Ketupat adalah simbol manifestasi dari sebuah doa pengharapan agar setiap berakhir bulan Ramadan, seseorang menjadi lebih baik lagi. Sebuah doa yang lazim dibacakan pada hari Idul Fitri, Kullu ‘am wa nahnu ila Allah wa al-hasanat aqrab. Taqabbalallahu minna wa minkum.
“Semoga setiap tahun kita semakin dekat dengan Allah dan kebaikan-kebaikan. Semoga Allah memaafkan kita semua dan menerima amal kita,” jelas.
Ketiga, kupat juga merupakan akronim dari laku papat atau empat tindakan. Empat tindakan spiritual, al-maqamat, al-ruhiyyah, dan al-arbaah yang dalam bahasa Jawa ‘lebaran’, ‘luberan’, ‘leburan’, dan ‘laburan’.
Lebaran yang berarti usai atau selesai. Lebaran merupakan penanda berakhirnya bulan ramadan.
Luberan berarti luber atau melimpah. Luberan berarti ajakan untuk saling berbagai rejeki dengan cara berzakat dan bersedekah.
Leburan berasal dari kata lebur atau melebur, menghilang. Melebur setiap kesalahan dengan mengaku salah, meminta maaf dan memberi maaf.
Laburan dalam bahasa Jawa ‘labur’ atau kapur untuk memutihkan dinding dan menjernihkan air. Mengajak manusia untuk menjaga kesucian lahir dan batinnya.
Janur
Hal yang sama juga terjadi pada bungkus ketupat yang memanfaatkan janur. Janur dikaitkan dengan kata bahasa Arab, jaa nur yang berarti telah datang seberkas cahaya.
Ada makna tersimpan dari janur sebagai bungkus ketupat. Manusia senantiasa mengharapkan adanya petunjuk dan bimbingan untuk meniti jalan kebenaran.
“Simbolisasi atas harapan yang dipanjatkan umat Islam dan manifestasi atas do’a yang termaktub dalam surat al-Fâtihah; ihdinas shirathal mustaqim,”.
Sejarah
Ketupat menurut seorang orientalis asing H.J. de Graaf dalam The Malay Anals menyebut jika tradisi ketupat bermula dari zaman walisongo.

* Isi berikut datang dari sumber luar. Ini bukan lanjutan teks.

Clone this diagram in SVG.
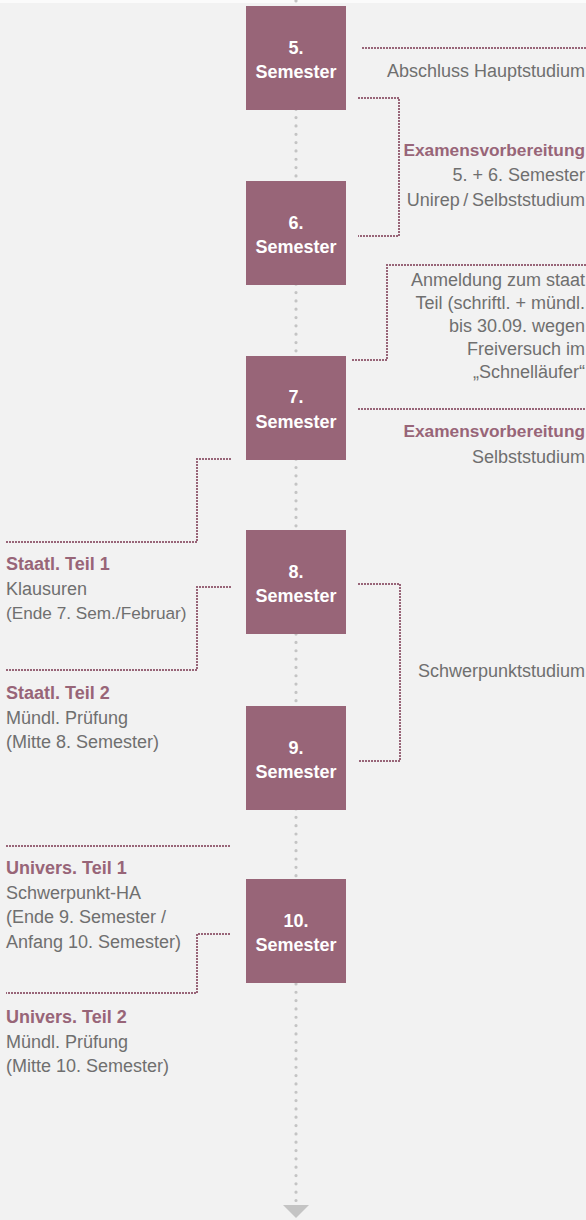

Tepatnya pada masa pemerintahan Raden Patah, Kesultanan Demak di abad ke-16.
Sementara itu tradisi lebaran ketupat makin populer pada masa Kiai Sholeh Darat, pada akhir abad ke-19 hingga awal abad ke-20. Salah satu strategi dakwah yang digunakannya kepada kalangan bangsawan.
“Saat itu para priyayi Jawa rajin merayakan ‘Lebaran Syawal’ dengan berpegang penanggalan kalender yang masih diperdebatkan, sekalipun mereka tidak menjalankan puasa Ramadan,” ujar Ishom Shaha.
Oleh karenanya Kiai Sholeh Darat pun menuliskan sebuah kitab khusus, Kitab al-Qawanin al-Syar’iyyah li Ahl al-Majalis al-Hukmiyyat wa al-Ifta’iyyat. Kitab ini berisi perintah anjuran berpuasa enam hari yang diakhiri dengan adanya lebaran ketupat.